The Value of Being Valued in Inclusive Post Secondary Education

By John McCarty, Self-Advocate in the Leadership Collective of Uniting for Change

Many people believe that people with intellectual and developmental disabilities (IDD) can’t learn and don’t belong in post secondary educational settings. As part of Uniting for Change and a former post secondary student, I can unequivocally say they are wrong.

A person with a disability who has the desire can and should pursue a post secondary education, including people with IDD. Being in a college classroom with appropriate support opens windows of possibilities for everyone, including non-disabled peers, professors, and staff. We all learn from each other, not just what is being formally taught as part of the curriculum. In this way, people with IDD add to the robust educational experience that is possible in post secondary settings.

For me, John McCarty, furthering my education was basically three things: two classes on the Perimeter College campus of Georgia State University (GSU) and General Educational Development (GED) prep classes.

The idea of a diploma was something I had on my mind from a very early age. In Michigan, where I was fully included in 4th and 5th grades, I heard my mom talking about “diploma track kids.” I really wanted to be one of those kids. The “diploma track kids” seemed to have a brighter future with a lot more options. They would be able to maybe go to college or get a real job. That would put them on the path to independent lives and full community inclusion.

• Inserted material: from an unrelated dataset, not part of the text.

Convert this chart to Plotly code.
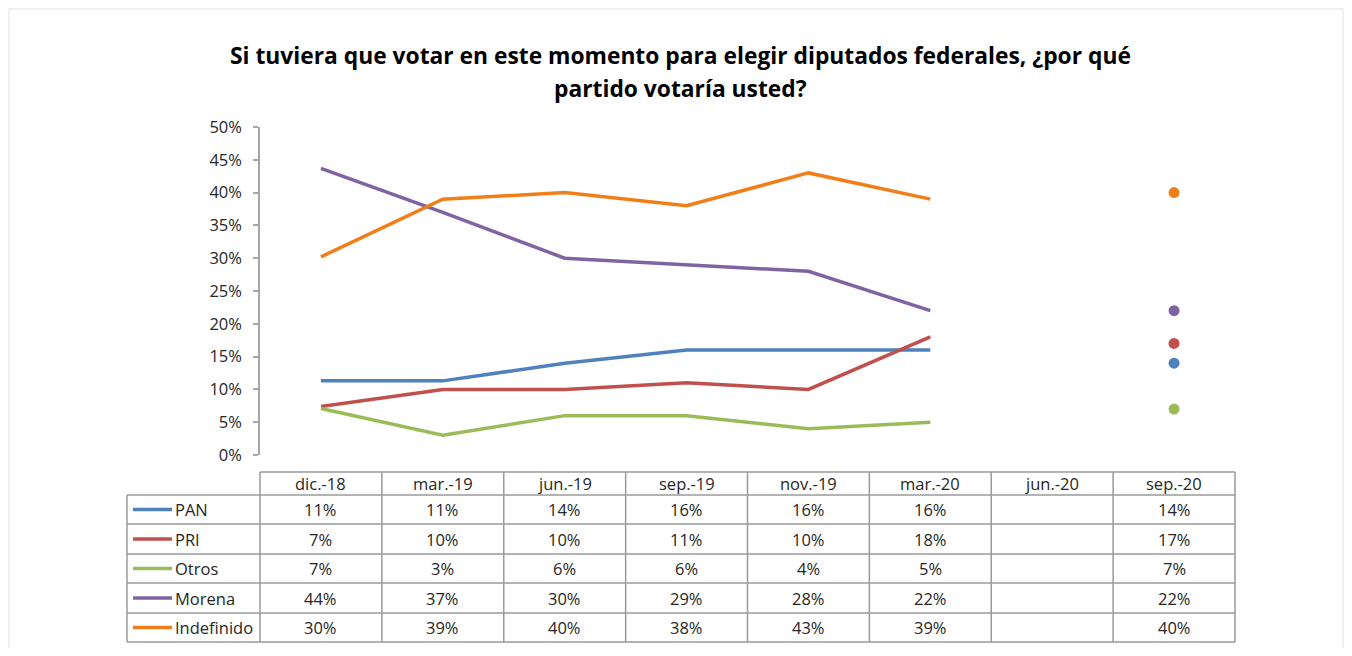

When I was going to start 6th grade, we moved to Georgia, and we found the schools completely segregated. The students with disabilities were separate from the students without disabilities. It seemed to me at this point that I would never get a diploma. All of this was before I could effectively communicate through spelling, which I learned when I was about 20 years old.

When I learned to use the letterboard my world opened up. I relished the lessons on a variety of topics, from macroeconomics to Civil War and WWII history, to math and geology, to complex current events involving politics.

A chance came up for taking a class on the Perimeter College campus of Georgia State University. The class was a remote Duke University House Course called Beyond Christian Intentions: Colonialism, Evangelism & Reconciliation in Native American Communities. This was a six-week course that ended with a group project. From there, I took another class— Physics. A retired physicist taught a University of Virginia course called How Things Work. A small voice kept niggling the back part of my brain. I still hoped to be a diploma kid, and now I saw a way.

A family friend and advocate arranged for me and some other young guys, ranging in age from 17 to 22, to meet with the disability coordinator and the dean of adult education at Gwinnett Technical College where GED prep classes are conducted.

The dean had us take the Test of Adult Basic Education (TABE) at the highest level, hired a teacher who was open to working with a bunch of guys who spell to communicate, and she scheduled a six-week class. The class was intense; but we really felt intellectually prepared.

We registered to take the GED, requesting accommodations. Pearson flat out denied the request for a communication partner. The person in charge of all accommodations for testing said she would never allow a communication partner.

I never got my GED. But that time I spent on a college campus remains a bright spot. My confidence went through the roof, and my overall life joy went with it. People with IDD deserve the same opportunities as their peers.

Uniting for Change is a statewide, grassroots network of self-advocates, allies, and supporters in Georgia that was founded in 2019 through a grant from the Georgia Council on Developmental Disabilities. This network is committed to advocating, organizing, showing up, and being heard. Uniting for Change members seek to share information, create opportunities, and influence change.